Stocks shot higher Tuesday, a day after the all-important $2 trillion fiscal spending plan that heavily focuses on coronavirus aid failed for the second time. Many on Wall Street say the Federal Reserve’s stimulus actions are beginning to take hold.
All three major U.S. indexes rose at least more 5%, with the S&P 500 up 6.3% and the Dow Jones Industrial Average up more than 7%.
This comes after the second consecutive day (Monday) that Congress couldn’t pass the all-important $2 trillion fiscal stimulus bill that would heavily center on spend for coronavirus relief. No matter what the Federal Reserve does, the most important ingredient to the end of a recession and bear market is the end of the virus.
And that’s what the market is grappling with. Wall Street has made it clear Tuesday that stocks are going higher because the Federal Reserve’s stimulative measures are indeed a boost to economic and market conditions.
"The Federal Reserve kitchen sinking has gone some way to calm markets,” wrote Jasper Lawler, head of research at London Capital Group in emailed remarks to reporters. "For us there were three standout measures were Number 1: Open ended QE, which means the Fed will just keep buying as they see fit with no restraint. Number 2: Lending directly to businesses completely bypassing high street banks in the process. Number 3: Corporate bond buying where the Fed can even buy corporate bond ETFs in the stock market.”
Prior to Tuesday, Wall Street had said lower interest rates and injected cash into households and businesses couldn’t be useful until the virus ends, as money won’t be spent until people feel safe to be out and about. But now the market seems to be recognizing that, while spend may not fully pick-up in the short-term, the parties that need to stay solvent are doing just that at least for the moment. Plus, the Fed’s unleashing of trillions of dollars into the investment grade corporate bond market and treasury market is beginning to bring yields down, lowering the cost of capital for borrowers, making equities more attractive.
That’s beginning to become apparent in the bond market, according to one wealth manager.

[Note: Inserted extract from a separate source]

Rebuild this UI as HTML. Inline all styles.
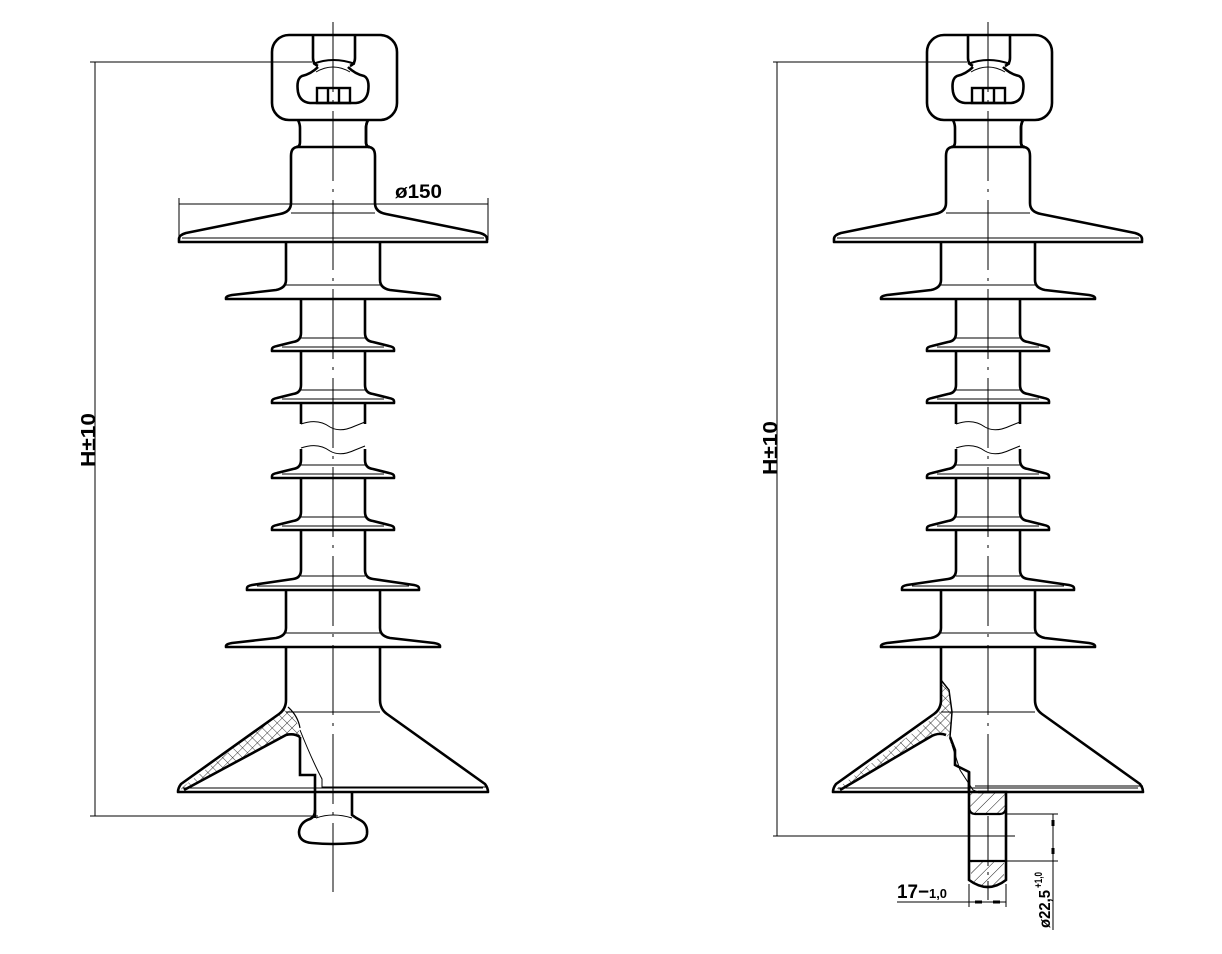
<!DOCTYPE html>
<html><head><meta charset="utf-8"><style>
html,body{margin:0;padding:0;background:#fff;}
svg{display:block;}
text{font-family:"Liberation Sans",sans-serif;font-weight:bold;fill:#000;}
</style></head><body>
<svg width="1222" height="954" viewBox="0 0 1222 954" xmlns="http://www.w3.org/2000/svg">
<defs>
<pattern id="xh" width="7" height="7" patternUnits="userSpaceOnUse" patternTransform="rotate(45)">
<path d="M0 0H7M0 0V7" stroke="#000" stroke-width="0.8" fill="none"/>
</pattern>
<pattern id="dh" width="8" height="8" patternUnits="userSpaceOnUse" patternTransform="rotate(45)">
<path d="M0 0V8" stroke="#000" stroke-width="0.9" fill="none"/>
</pattern>
<g id="half" fill="none" stroke="#000" stroke-width="2.6" stroke-linejoin="round">
 <!-- neck -->
 <path d="M298 120 Q300 124 300 128 V142 Q300 147 296 147"/>
 <!-- section 1 -->
 <path d="M333 147 H298 Q291 147 291 156 V203 Q291 212 280 214 L186 233 Q179 235 179 239 V242 H333"/>
 <path d="M291 213 H333" stroke-width="1"/>
 <path d="M182 238 H333" stroke-width="1"/>
 <!-- section 2 -->
 <path d="M286 242 V280 Q286 288 276 290 L232 295 Q226 296 226 298 V299 H333"/>
 <path d="M286 285 H333" stroke-width="1"/>
 <!-- section 3 -->
 <path d="M301 299 V333 Q301 341 293 342 L277 346 Q272 347 272 349 V351 H333"/>
 <path d="M301 338 H333 M282 347 H333" stroke-width="1"/>
 <!-- section 4 -->
 <path d="M301 351 V385 Q301 393 293 394 L277 398 Q272 399 272 401 V403 H333"/>
 <path d="M301 390 H333 M282 399 H333" stroke-width="1"/>
 <!-- broken body -->
 <path d="M301 403 V424"/>
 <path d="M301 449 V460 Q301 468 293 469 L277 473 Q272 474 272 476 V478 H333"/>
 <path d="M301 465 H333 M282 474 H333" stroke-width="1"/>
 <!-- section 6 -->
 <path d="M301 478 V512 Q301 520 293 521 L277 525 Q272 526 272 528 V530 H333"/>
 <path d="M301 517 H333 M282 526 H333" stroke-width="1"/>
 <!-- section 7 -->
 <path d="M301 530 V570 Q301 578 293 579 L252 585 Q247 586 247 588 V590 H333"/>
 <path d="M301 576 H333 M257 586 H333" stroke-width="1"/>
 <!-- section 8 -->
 <path d="M286 590 V628 Q286 636 276 638 L232 643 Q226 644 226 646 V647 H333"/>
 <path d="M286 633 H333" stroke-width="1"/>
 <!-- section 9 -->
 <path d="M286 647 V700 Q286 709 279 714 L181 784 Q178 788 178 792 H333"/>
 <path d="M286 712 H333" stroke-width="1"/>
 <path d="M183 788 H333" stroke-width="1"/>
</g>
<g id="cap" fill="none" stroke="#000" stroke-width="2.6">
 <rect x="272" y="35" width="125" height="85" rx="17"/>
 <path d="M368 120 Q366 124 366 128 V142 Q366 147 370 147 H368"/>
 <path d="M313 35 V58 Q313 64 318 66 M355 35 V58 Q355 64 350 66"/>
 <path d="M313 64 Q333 56 355 64" stroke-width="2"/>
 <path d="M316 72 Q333 62 350 72" stroke-width="1"/>
 <path d="M318 67 Q311 74 302 76 Q296 79 298 92 Q300 102 310 103 H356 Q366 102 368 92 Q370 79 364 76 Q355 74 348 67"/>
 <rect x="317" y="88" width="33" height="15" stroke-width="2.4"/>
 <path d="M328 88 V103 M339 88 V103" stroke-width="2.4"/>
</g>
</defs>

<!-- LEFT INSULATOR -->
<use href="#cap"/>
<use href="#half"/>
<use href="#half" transform="translate(666,0) scale(-1,1)"/>
<!-- waves -->
<path d="M301 424 Q318 418 330 427 Q340 433 355 426 L365 422 M301 448 Q318 442 330 451 Q340 457 355 450 L365 446" fill="none" stroke="#000" stroke-width="1"/>
<!-- cutaway left -->
<path d="M286 707 Q292 712 298 725 L300 738 Q294 735 288 735 Q282 736 276 740 L186 790 L180 789 L280 713 Q285 710 286 707 Z" fill="url(#xh)" stroke="none"/>
<path d="M300 737 Q294 733 286 735 L184 790" fill="none" stroke="#000" stroke-width="2.6"/>
<path d="M288 707 Q298 716 300 728" fill="none" stroke="#000" stroke-width="1.2"/>
<path d="M300 737 V775 H315 V818" fill="none" stroke="#000" stroke-width="2.6"/>
<path d="M300 730 Q312 760 322 779 V787 H488" fill="none" stroke="#000" stroke-width="1"/>
<path d="M352 792 V815 Q356 818 360 820 Q368 824 367 834 Q366 842 354 843 Q333 845 312 843 Q299 842 299 832 Q300 822 310 819 Q315 817 315 810" fill="none" stroke="#000" stroke-width="2.6"/>
<path d="M316 818 Q333 812 352 818" fill="none" stroke="#000" stroke-width="1"/>
<rect x="200" y="788" width="280" height="6" fill="#fff" opacity="0"/>
<!-- centerline -->
<line x1="333" y1="22" x2="333" y2="892" stroke="#000" stroke-width="1" stroke-dasharray="70 8 3 8"/>
<!-- dimensions left -->
<g stroke="#000" stroke-width="1" fill="none">
 <line x1="90" y1="62" x2="312" y2="62"/>
 <line x1="90" y1="816" x2="318" y2="816"/>
 <line x1="95" y1="62" x2="95" y2="816"/>
 <line x1="179" y1="198" x2="179" y2="240"/>
 <line x1="488" y1="198" x2="488" y2="240"/>
 <line x1="179" y1="204" x2="488" y2="204"/>
</g>
<text x="0" y="0" font-size="20" transform="translate(95,467) rotate(-90)" textLength="54" lengthAdjust="spacingAndGlyphs">H±10</text>
<text x="395" y="198" font-size="19" textLength="47" lengthAdjust="spacingAndGlyphs">ø150</text>

<!-- RIGHT INSULATOR -->
<g transform="translate(655,0)">
<use href="#cap"/>
<use href="#half"/>
<use href="#half" transform="translate(666,0) scale(-1,1)"/>
<path d="M301 424 Q318 418 330 427 Q340 433 355 426 L365 422 M301 448 Q318 442 330 451 Q340 457 355 450 L365 446" fill="none" stroke="#000" stroke-width="1"/>
<line x1="333" y1="22" x2="333" y2="792" stroke="#000" stroke-width="1" stroke-dasharray="70 8 3 8"/>
</g>
<!-- right cutaway -->
<path d="M941 680 L949 690 L952 712 L950 737 L955 745 L956 752 L946 735 Q938 733 930 737 L842 790 L836 789 L936 716 Q942 710 941 700 Z" fill="url(#xh)" stroke="none"/>
<path d="M941 680 L949 690 L952 712 L950 737" fill="none" stroke="#000" stroke-width="1.5"/>
<path d="M946 735 Q938 732 930 737 L840 790" fill="none" stroke="#000" stroke-width="2.6"/>
<path d="M950 737 L955 750 V765 L969 772 V792" fill="none" stroke="#000" stroke-width="2.6"/>
<path d="M952 745 L960 770 L973 790 L978 792" fill="none" stroke="#000" stroke-width="1"/>
<path d="M975 786 H1143" fill="none" stroke="#000" stroke-width="1"/>
<!-- rod -->
<path d="M969 792 H1006 V813 H969 Z" fill="url(#dh)" stroke="none"/>
<path d="M971 861 H1004 V880 Q988 892 971 880 Z" fill="url(#dh)" stroke="none"/>
<path d="M969 772 V880 Q988 894 1006 880 V792 H978" fill="none" stroke="#000" stroke-width="2.6"/>
<path d="M969 808 Q970 814 975 814 H1000 Q1005 814 1006 808 M969 861 H1006" fill="none" stroke="#000" stroke-width="2.2"/>
<line x1="988" y1="816" x2="988" y2="900" stroke="#000" stroke-width="1" stroke-dasharray="50 6 3 6"/>
<!-- right dimensions -->
<g stroke="#000" stroke-width="1" fill="none">
 <line x1="773" y1="62" x2="967" y2="62"/>
 <line x1="773" y1="836" x2="1015" y2="836"/>
 <line x1="777" y1="62" x2="777" y2="836"/>
 <line x1="1006" y1="814" x2="1058" y2="814"/>
 <line x1="1006" y1="861" x2="1058" y2="861"/>
 <line x1="1053" y1="814" x2="1053" y2="930"/>
 <line x1="897" y1="902" x2="1006" y2="902"/>
 <line x1="969" y1="884" x2="969" y2="907"/>
 <line x1="1006" y1="884" x2="1006" y2="907"/>
</g>
<path d="M1053 820 V826 M1053 848 V854 M975 902 H982 M993 902 H1000" stroke="#000" stroke-width="3"/>
<text x="0" y="0" font-size="20" transform="translate(777,475) rotate(-90)" textLength="54" lengthAdjust="spacingAndGlyphs">H±10</text>
<text x="897" y="898" font-size="19" textLength="32" lengthAdjust="spacingAndGlyphs">17−</text>
<text x="929" y="898" font-size="13" textLength="18" lengthAdjust="spacingAndGlyphs">1,0</text>
<text x="0" y="0" font-size="16" transform="translate(1050,928) rotate(-90)" textLength="38" lengthAdjust="spacingAndGlyphs">ø22,5</text>
<text x="0" y="0" font-size="11" transform="translate(1042,888) rotate(-90)" textLength="16" lengthAdjust="spacingAndGlyphs">+1,0</text>
</svg>
</body></html>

"In response to the Fed’s announcements, liquidity improved today,” wrote Lauren Goodwin, economist and multi-asset portfolio strategist at New York Life Investments on Monday early evening in emailed remarks to reporters. Our partners across the New York Life Investments platform reported better trading conditions in investment grade fixed income compared to those experienced in the last two weeks. Higher investment appetite for investment grade issuance, declining discounts to net asset value are all potentially short-lived signs of improvement.”
Higher prices of these corporate bonds means investors have stronger conviction in corporate creditworthiness, making it more likely that more money will flow through to the bottom line for shareholders and that these companies are staying afloat for the time being. The lowered interest rates also make stocks more attractive. And investors' purchase price of shares in bond funds closer to the funds' net asset values is another indicator of higher credit confidence.
Still of note, the Fed hasn’t bought high yield bonds.
Also, added liquidity in general will tide the economy over until in needs more from the Fed if the virus isn’t soon contained. The Fed may print money to provide more liquidity.